I was living in St. Louis, working as a freelance writer, the spring of 1989 when the editors of Monsanto Magazine asked if I would write an article about genetic engineering.
More specifically, I was asked to duplicate a gene-splicing experiment that then-vice-president George Herbert Walker Bush had performed in Monsanto's Chesterfield, Missouri, laboratory.
Bush had cut a DNA molecule into segments containing a gene for glyphosate tolerance.
My job was to use everyday terms to explain the intricacies of moving genes around and give readers a crash course in biology. It was hoped those explanations along with a slicing and dicing to-be president might also take some of the mystery out of the technology.
Those memories and many others came flooding back as we researched topics for the mid-February 2021 issue of Progressive Farmer. The issue takes a deep dive into the gene revolution and hinges on the 25th anniversary of the 1996 introduction of genetically engineered crops such as Roundup Ready soybeans and Bt corn and cotton.
DTN is posting many of these articles this week and I encourage thoughtful reading of them.
FARMER ACCEPTANCE HIGH
While scientists have long-been editing the genetic code of plants, biotechnology changed the landscape of agriculture. Today, American farmers plant 88% and 82% of cotton and corn acres, respectively, with Bt technology. Plantings of herbicide-tolerant crops are even higher: 95% cotton, 94% soybeans and 89% corn.
But, while much of agriculture may have accepted the technology, society still balks. I often hear farmers wonder, and yes, even grumble, that anyone could question technology that makes life so much easier.
Yet, many do question and sometimes even fear, genetically altered foods. And, almost everyone in industry today agrees that agriculture as an industry did a poor job of selling the science.
I explore some of this history and why it is so important to discuss today in the article: "Gene-Altered Attitudes: Will consumers accept the next round of plant miracles?" You can read it here: (https://www.dtnpf.com/…)
The biotech we've mostly come to know during the past 25 years has leaned on transgenic techniques to add desirable genes from another species to create a plant with new characteristics. With Bt corn, for example, the introduced gene comes from Bacillus thuringiensis, which occurs naturally in the soil.
By comparison, new gene-editing tools make changes within the plant's existing DNA by deleting or changing functions. Scientists are working in wheat to strategically deactivate specific gluten proteins that cause sensitivity, for example.
Since nothing foreign is added, gene-edited plants are expected to be exempt from USDA's premarket field testing and data-based risk assessment if they meet specific criteria.

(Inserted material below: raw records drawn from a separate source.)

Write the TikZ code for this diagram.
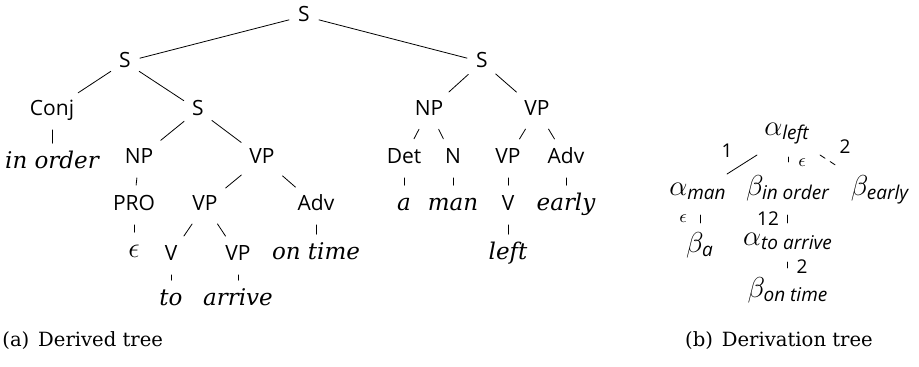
\documentclass[tikz,border=0pt]{standalone}
\usepackage{amsmath}
\usepackage{fontspec}
\setmainfont{DejaVu Serif}
\setsansfont{Open Sans}
\newcommand{\sub}[1]{\mbox{\fontsize{9.5}{11}\selectfont\sffamily\itshape #1}}

\begin{document}
\begin{tikzpicture}[x=0.5pt,y=-0.5pt,line cap=round,
  cat/.style={inner sep=1.5pt,text height=8pt,text depth=2.5pt,font=\sffamily\fontsize{10.5}{12}\selectfont},
  word/.style={inner sep=1.5pt,text height=8pt,text depth=2.5pt,font=\rmfamily\itshape\fontsize{11.5}{13}\selectfont},
  drv/.style={inner sep=0pt,text height=10pt,text depth=4pt,anchor=base,font=\fontsize{14}{16}\selectfont},
  edge/.style={shorten <=3pt,shorten >=3pt},
  elab/.style={font=\sffamily\fontsize{9.5}{11}\selectfont,inner sep=0pt},
  capt/.style={font=\rmfamily\fontsize{9.8}{12}\selectfont,inner sep=0pt}]
\useasboundingbox (0,0) rectangle (919,366);
% derived tree
\node[cat] (s0) at (304,16) {S};
\node[cat] (s1) at (125,62) {S};
\node[cat] (s2) at (482,62) {S};
\node[cat] (conj) at (52,110) {Conj};
\node[cat] (s3) at (198,110) {S};
\node[word] (inorder) at (52,163) {in order};
\node[cat] (np1) at (139,158) {NP};
\node[cat] (vp1) at (262,158) {VP};
\node[cat] (pro) at (134,205) {PRO};
\node[cat] (vp2) at (205,205) {VP};
\node[cat] (adv1) at (316,205) {Adv};
\node[word,font=\fontsize{14}{16}\selectfont] (eps) at (134,252) {$\epsilon$};
\node[cat] (v1) at (171,255) {V};
\node[cat] (vp3) at (238,255) {VP};
\node[word] (ontime) at (316,254) {on time};
\node[word] (to) at (171,300) {to};
\node[word] (arrive) at (238,300) {arrive};
\node[cat] (np2) at (429,110) {NP};
\node[cat] (vp4) at (537,110) {VP};
\node[cat] (det) at (404,158) {Det};
\node[cat] (n) at (453,158) {N};
\node[cat] (vp5) at (508,158) {VP};
\node[cat] (adv2) at (566,158) {Adv};
\node[word] (a) at (404,205) {a};
\node[word] (man) at (453,205) {man};
\node[cat] (v2) at (508,205) {V};
\node[word] (early) at (566,205) {early};
\node[word] (left) at (508,254) {left};
\foreach \p/\c in {s0/s1,s0/s2,s1/conj,s1/s3,conj/inorder,s3/np1,s3/vp1,np1/pro,
  vp1/vp2,vp1/adv1,pro/eps,vp2/v1,vp2/vp3,adv1/ontime,v1/to,vp3/arrive,
  s2/np2,s2/vp4,np2/det,np2/n,vp4/vp5,vp4/adv2,det/a,n/man,vp5/v2,adv2/early,v2/left}
  \draw[edge] (\p) -- (\c);
% derivation tree
\node[drv] (aleft) at (787,135) {$\alpha_{\sub{left}}$};
\node[drv] (aman) at (698,195) {$\alpha_{\sub{man}}$};
\node[drv] (binorder) at (788,195) {$\beta_{\sub{in order}}$};
\node[drv] (bearly) at (880,195) {$\beta_{\sub{early}}$};
\node[drv] (ba) at (700,252) {$\beta_{\sub{a}}$};
\node[drv] (atoarrive) at (788,245) {$\alpha_{\sub{to arrive}}$};
\node[drv] (bontime) at (788,297) {$\beta_{\sub{on time}}$};
\draw ([shift={(-30,20)}]aleft.base) -- node[elab,xshift=-7.5pt,yshift=7pt] {1} ([shift={(29,-21)}]aman.base);
\draw ([shift={(1,22)}]aleft.base) -- node[elab,xshift=7pt,yshift=-1.5pt,font=\fontsize{9}{10}\selectfont] {$\epsilon$} ([shift={(0,-33)}]binorder.base);
\draw[dashed] ([shift={(33,20)}]aleft.base) -- node[elab,xshift=7.5pt,yshift=7.5pt] {2} ([shift={(-40,-27)}]bearly.base);
\draw ([shift={(2,20)}]aman.base) -- node[elab,xshift=-8.5pt,font=\fontsize{9}{10}\selectfont] {$\epsilon$} ([shift={(0,-29)}]ba.base);
\draw ([shift={(-1,20)}]binorder.base) -- node[elab,xshift=-9.5pt] {12} ([shift={(-1,-22)}]atoarrive.base);
\draw ([shift={(-1,17)}]atoarrive.base) -- node[elab,xshift=7.5pt,yshift=-1pt] {2} ([shift={(-1,-29)}]bontime.base);
% captions
\node[capt,anchor=west] (capa) at (2,341) {(a)\hspace{0.45em}Derived tree};
\node[capt] (capb) at (779,341) {(b)\hspace{0.45em}Derivation tree};
\end{tikzpicture}
\end{document}
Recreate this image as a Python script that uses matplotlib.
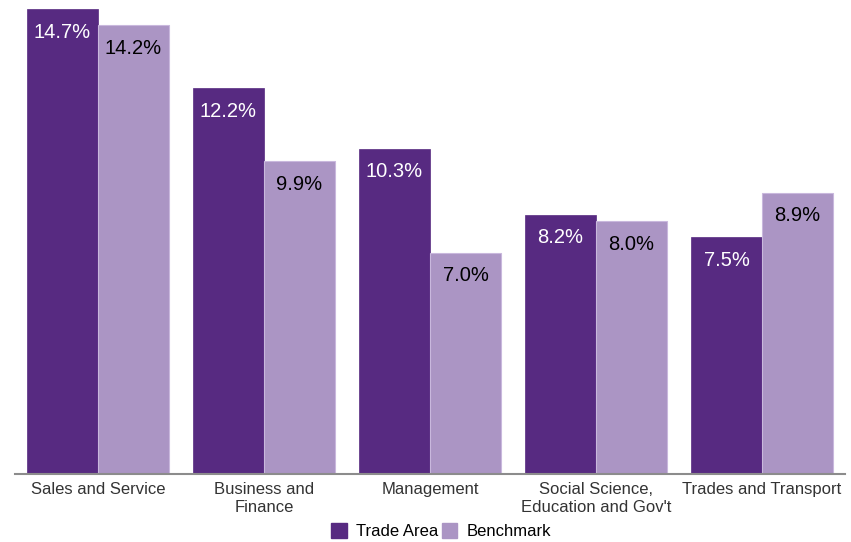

Will the public swallow these new, edited foods given that they promise to offer more benefit to the consumer than the genetically modified organisms (GMOs) of old? Industry has pledged to be more transparent, but how does that play out if some gene-edited foods aren't seen as genetically different?
THE REAR VIEW MIRROR
It's a funny thing about taking part in history -- you often don't realize it is happening at that very moment. Even looking at the photo of my younger self splicing that long-ago gene makes me want to ask: Who was that person and did she know what was about to unfold?
What I know is that I didn't know beans about genes back then. They weren't brought up in high school biology class and precious little was discussed in college classes.
I'll also admit that I was an early skeptic and that some of the heavy-handed practices industry doled out marketing the products didn't help my attitude. I was lucky in that my work opened doors to scientists willing to explain what I didn't understand and help me become more comfortable with the technology.
Farmers eager to adopt the technology often simply accepted. But consumers have proven with three decades of unrelenting passion that they want to know how their food is made.
Yep ... there are many other threads to argue here -- plant-based meat based on genetically engineered concepts, weed and pest resistance issues, and even, COVID-19 vaccines.
But if you are going to take a deep dive into the gene pool, don't just read the headlines. Dig into the science and find some solid talking points. The series of stories we've put together are aimed at furthering that discussion.